In a matter of months, he had arrived at his rendition of Sriracha, a version of the Thai sauce made with hybrid jalapeño peppers (red or sometimes orange in color), vinegar, sugar, salt, and garlic, and was delivering it to local markets throughout the city. Soon thereafter, he was packaging it into its now unmistakable clear bottles with the rooster logo and green caps.
Part of why Sriracha is growing so much is that it's so versatile:
Tran also learned only recently that Sriracha has become a popular ingredient among sushi chefs, who have been using it to spice up spicy tuna rolls for years. “I didn’t know until one of my distributors told me,” Tran said. In fact, says Hammond, it’s “almost always the spicy ingredient in spicy tuna rolls these days. It probably makes up a pretty significant portion of their sales.”
Sushi chefs aren’t the only ones. Restaurant chain P.F. Chang, which has 204 branches in the US and worldwide, offers Sriracha-flavored dishes. Chef David Chang (no relation to P.F. Chang’s) has bottles of Sriracha on every countertop of his Momofuku Noodle Bar restaurant in New York. Bon Appétit magazine declared the sauce the ingredient of the year back in 2010, and Cook’s Illustrated called it the best-tasting hot sauce in 2012. Though it didn’t win, Sriracha was one of three new flavors chosen in Lays potato chips’ new flavor contest last year.
He's already making 3000 bottles an hour, and stepping up capacity:
Demand is such that Huy Fong—which also makes Chili Garlic and Sambal Oelek, two significantly less popular hot sauces—recently purchased a new 650,000-square-foot (60,000 sq m) factory just to process and bottle its Sriracha. It’s quite the upgrade: the current facility produces 3,000 bottles every hour, 24 hours a day and six days a week, and the new one will have two-and-a-half times that capacity.

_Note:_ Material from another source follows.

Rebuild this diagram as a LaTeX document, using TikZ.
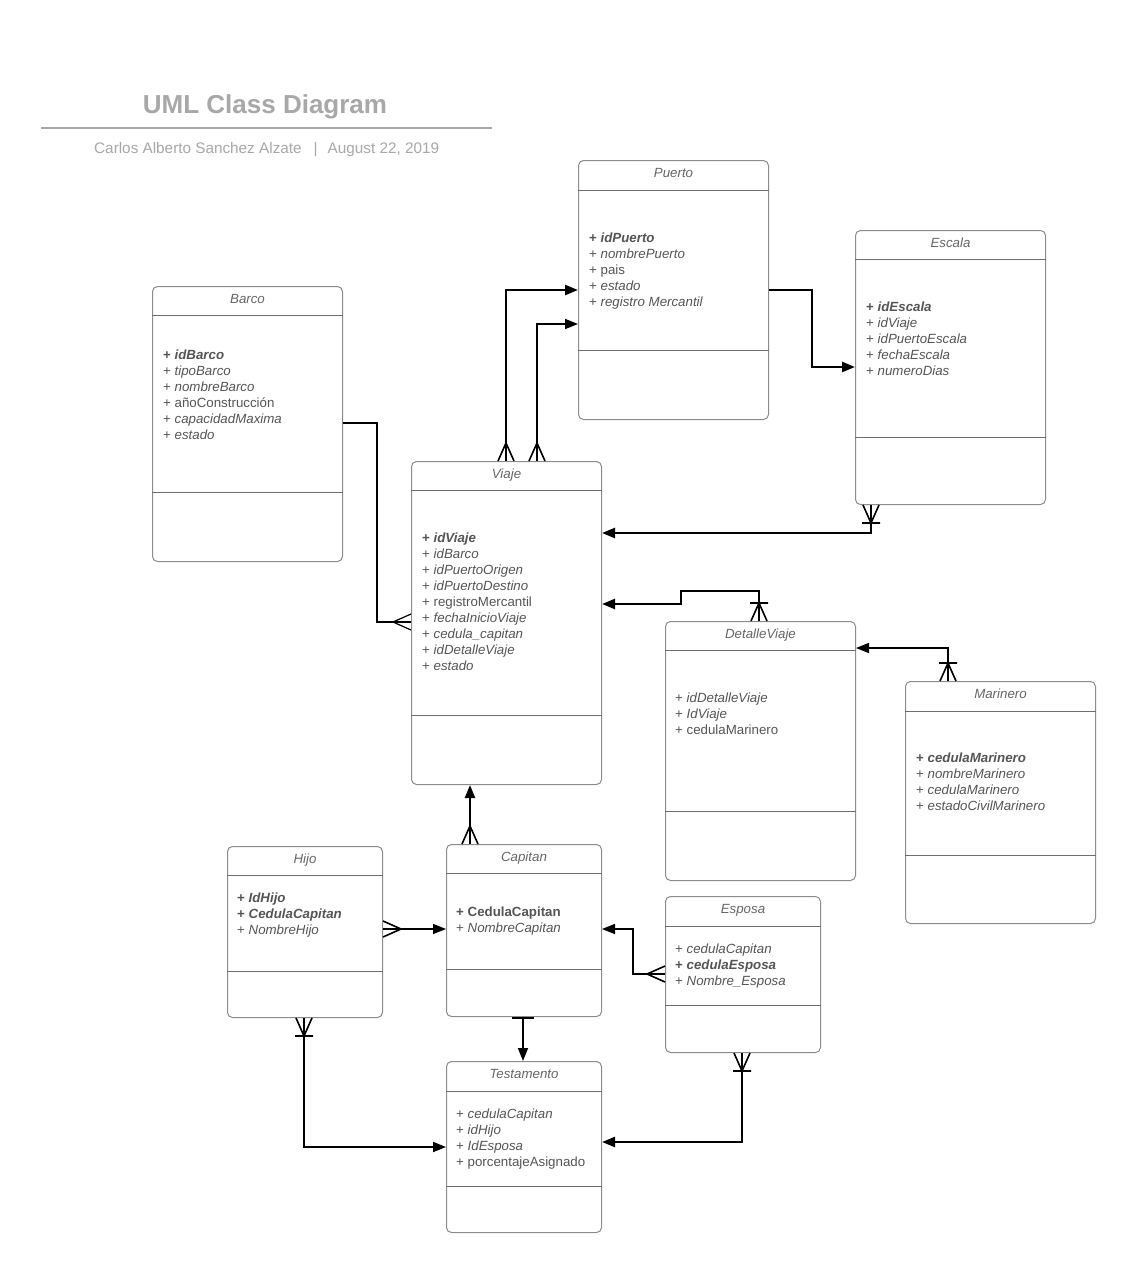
\documentclass[tikz,border=0pt]{standalone}
\usepackage{fontspec}
\setmainfont{Liberation Sans}
\usetikzlibrary{calc,arrows.meta}
\definecolor{boxgray}{HTML}{8C8C8C}
\definecolor{divgray}{HTML}{6E6E6E}
\definecolor{txtgray}{HTML}{555555}
\definecolor{titlegray}{HTML}{666666}
\definecolor{headgray}{HTML}{A8A8A8}
\tikzset{
 classbox/.style={draw=boxgray, line width=1pt, rounded corners=5pt, inner sep=0pt, fill=white},
 divline/.style={draw=divgray, line width=0.9pt},
 ctitle/.style={font=\fontsize{13.3}{16}\selectfont\itshape, text=titlegray, inner sep=0pt, anchor=base},
 attr/.style={font=\fontsize{13.3}{16}\selectfont, text=txtgray, inner sep=0pt, align=left, anchor=north west},
 thickc/.style={line width=2.4pt},
 medc/.style={line width=1.7pt},
 thinc/.style={line width=1.2pt},
 tip/.style={-{Triangle[length=13pt,width=10pt]}},
}
\newcommand\umlclass[8]{%
 \node[classbox, minimum width=#4pt, minimum height=#5pt, anchor=north west] (#1) at (#2,#3) {};
 \draw[divline] ($(#1.north west)+(0,#6)$) -- ($(#1.north east)+(0,#6)$);
 \draw[divline] ($(#1.north west)+(0,#7)$) -- ($(#1.north east)+(0,#7)$);
 \node[ctitle] (#1-title) at ($(#1.north)+(0,17.5)$) {#8};
}
\newcommand\st{\rule{0pt}{10pt}}
\newcommand\ai[1]{+ \textit{#1}}
\newcommand\ab[1]{\textbf{+ \textit{#1}}}
\newcommand\au[1]{+ #1}
\newcommand\abu[1]{\textbf{+ #1}}
\newcommand\crowfoot[3][]{\begin{scope}[shift={(#2)},rotate=#3]\draw[line width=1.6pt,#1] (0,-8) -- (18,0) -- (0,8);\end{scope}}
\newcommand\crowfootbar[3][]{\begin{scope}[shift={(#2)},rotate=#3]\draw[line width=1.6pt,#1] (0,-8) -- (18,0) -- (0,8) (18,-9) -- (18,9);\end{scope}}
\begin{document}
\begin{tikzpicture}[x=1pt,y=-1pt]
\useasboundingbox (0,0) rectangle (1146,1269);
\fill[white] (0,0) rectangle (1146,1269);

% header
\node[font=\fontsize{26}{30}\selectfont\bfseries, text=headgray, inner sep=0pt, anchor=base] (title) at (265,113) {UML Class Diagram};
\draw[draw=headgray, line width=1.5pt] (41,128) -- (492,128);
\node[font=\fontsize{15.3}{18}\selectfont, text=headgray, inner sep=0pt, anchor=base west] (sub) at (94,153.3) {Carlos Alberto Sanchez Alzate\hspace{12pt}|\hspace{10pt}August 22, 2019};

% classes
\umlclass{puerto}{578}{160}{190}{259}{30}{190}{Puerto}
\umlclass{escala}{855}{230}{190}{274}{29}{207}{Escala}
\umlclass{barco}{152}{286}{190}{275}{29}{206}{Barco}
\umlclass{viaje}{411}{461}{190}{323}{29}{254}{Viaje}
\umlclass{detalle}{665}{621}{190}{259}{29}{190}{DetalleViaje}
\umlclass{marinero}{905}{681}{190}{242}{30}{174}{Marinero}
\umlclass{hijo}{227}{846}{155}{171}{29}{125}{Hijo}
\umlclass{capitan}{446}{844}{155}{172}{29}{125}{Capitan}
\umlclass{esposa}{665}{896}{155}{156}{30}{109}{Esposa}
\umlclass{testamento}{446}{1061}{155}{171}{30}{125}{Testamento}

% attributes
\node[attr] (puerto-attr) at (589,231.8) {\st\ab{idPuerto}\\\ai{nombrePuerto}\\\au{pais}\\\ai{estado}\\\ai{registro Mercantil}};
\node[attr] (escala-attr) at (866,300.8) {\st\ab{idEscala}\\\ai{idViaje}\\\ai{idPuertoEscala}\\\ai{fechaEscala}\\\ai{numeroDias}};
\node[attr] (barco-attr) at (163,348.8) {\st\ab{idBarco}\\\ai{tipoBarco}\\\ai{nombreBarco}\\\au{añoConstrucción}\\\ai{capacidadMaxima}\\\ai{estado}};
\node[attr] (viaje-attr) at (422,531.8) {\st\ab{idViaje}\\\ai{idBarco}\\\ai{idPuertoOrigen}\\\ai{idPuertoDestino}\\\au{registroMercantil}\\\ai{fechaInicioViaje}\\\ai{cedula\_capitan}\\\ai{idDetalleViaje}\\\ai{estado}};
\node[attr] (detalle-attr) at (675,691.8) {\st\ai{idDetalleViaje}\\\ai{IdViaje}\\\au{cedulaMarinero}};
\node[attr] (marinero-attr) at (916,751.8) {\st\ab{cedulaMarinero}\\\ai{nombreMarinero}\\\ai{cedulaMarinero}\\\ai{estadoCivilMarinero}};
\node[attr] (hijo-attr) at (237,891.8) {\st\ab{IdHijo}\\\ab{CedulaCapitan}\\\ai{NombreHijo}};
\node[attr] (capitan-attr) at (456,905.8) {\st\abu{CedulaCapitan}\\\ai{NombreCapitan}};
\node[attr] (esposa-attr) at (675,942.8) {\st\ai{cedulaCapitan}\\\ab{cedulaEsposa}\\\ai{Nombre\_Esposa}};
\node[attr] (testamento-attr) at (456,1107.8) {\st\ai{cedulaCapitan}\\\ai{idHijo}\\\ai{IdEsposa}\\\au{porcentajeAsignado}};

% connectors
\coordinate (v1) at ($(viaje.north west)+(95,0)$);
\coordinate (p1) at ($(puerto.north west)+(0,130)$);
\draw[thickc,tip] (v1) |- (p1);
\crowfoot{v1}{90}

\coordinate (v2) at ($(viaje.north west)+(126,0)$);
\coordinate (p2) at ($(puerto.north west)+(0,164)$);
\draw[medc,tip] (v2) |- (p2);
\crowfoot{v2}{90}

\coordinate (p3) at ($(puerto.north east)+(0,130)$);
\coordinate (e3) at ($(escala.north west)+(0,137)$);
\draw[thickc,tip] (p3) -- ++(43,0) |- (e3);

\coordinate (e4) at ($(escala.south west)+(16,0)$);
\coordinate (v4) at ($(viaje.north east)+(0,72)$);
\draw[thickc,tip] (e4) |- (v4);
\crowfootbar{e4}{270}

\coordinate (d5) at ($(detalle.north west)+(94,0)$);
\coordinate (v5) at ($(viaje.north east)+(0,143)$);
\draw[thickc,tip] (d5) -- ++(0,-30) -- ++(-78,0) |- (v5);
\crowfootbar{d5}{90}

\coordinate (m6) at ($(marinero.north west)+(43,0)$);
\coordinate (d6) at ($(detalle.north east)+(0,27)$);
\draw[medc,tip] (m6) |- (d6);
\crowfootbar{m6}{90}

\coordinate (b7) at ($(barco.north east)+(0,137)$);
\coordinate (v7) at ($(viaje.north west)+(0,161)$);
\draw[thinc] (b7) -- ++(34,0) |- (v7);
\crowfoot[line width=1.2pt]{v7}{180}

\coordinate (c8) at ($(capitan.north west)+(24,0)$);
\coordinate (v8) at ($(viaje.south west)+(59,0)$);
\draw[thickc,tip] (c8) -- (v8);
\crowfoot{c8}{90}

\coordinate (h9) at ($(hijo.north east)+(0,83)$);
\coordinate (c9) at ($(capitan.north west)+(0,85)$);
\draw[thinc,tip] (h9) -- (c9);
\crowfoot{h9}{0}

\coordinate (s10) at ($(esposa.north west)+(0,78)$);
\coordinate (c10) at ($(capitan.north east)+(0,85)$);
\draw[medc,tip] (s10) -- ++(-32,0) |- (c10);
\crowfoot{s10}{180}

\coordinate (c11) at ($(capitan.south west)+(77,0)$);
\coordinate (t11) at ($(testamento.north west)+(77,0)$);
\draw[medc,tip] (c11) -- (t11);
\draw[line width=1.8pt] ($(c11)+(-11,1)$) -- ($(c11)+(11,1)$);

\coordinate (h12) at ($(hijo.south west)+(77,0)$);
\coordinate (t12) at ($(testamento.north west)+(0,86)$);
\draw[medc,tip] (h12) |- (t12);
\crowfootbar{h12}{270}

\coordinate (s13) at ($(esposa.south west)+(77,0)$);
\coordinate (t13) at ($(testamento.north east)+(0,81)$);
\draw[thickc,tip] (s13) |- (t13);
\crowfootbar{s13}{270}
\end{tikzpicture}
\end{document}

One of the few data points Tran will reveal about Huy Fong is that it processed some 100 million pounds (45 million kilograms) of fresh chilies last year over the course of its harvest season, which lasts only 10 weeks and provides for the entirety of the company’s yearlong Sriracha sales. ”We can only grow as quickly as our ability to harvest chilies grows,” Tran said. His unwillingness to compromise on quality means that the chilies for Sriracha need to be processed within a day of being picked.
So, basically, Sriracha sauce is going to get more expensive (once they run out of chilis to process). Crazy.
Yes Sriracha will get more expensive unless they figure out how to grow more of the chilies each year.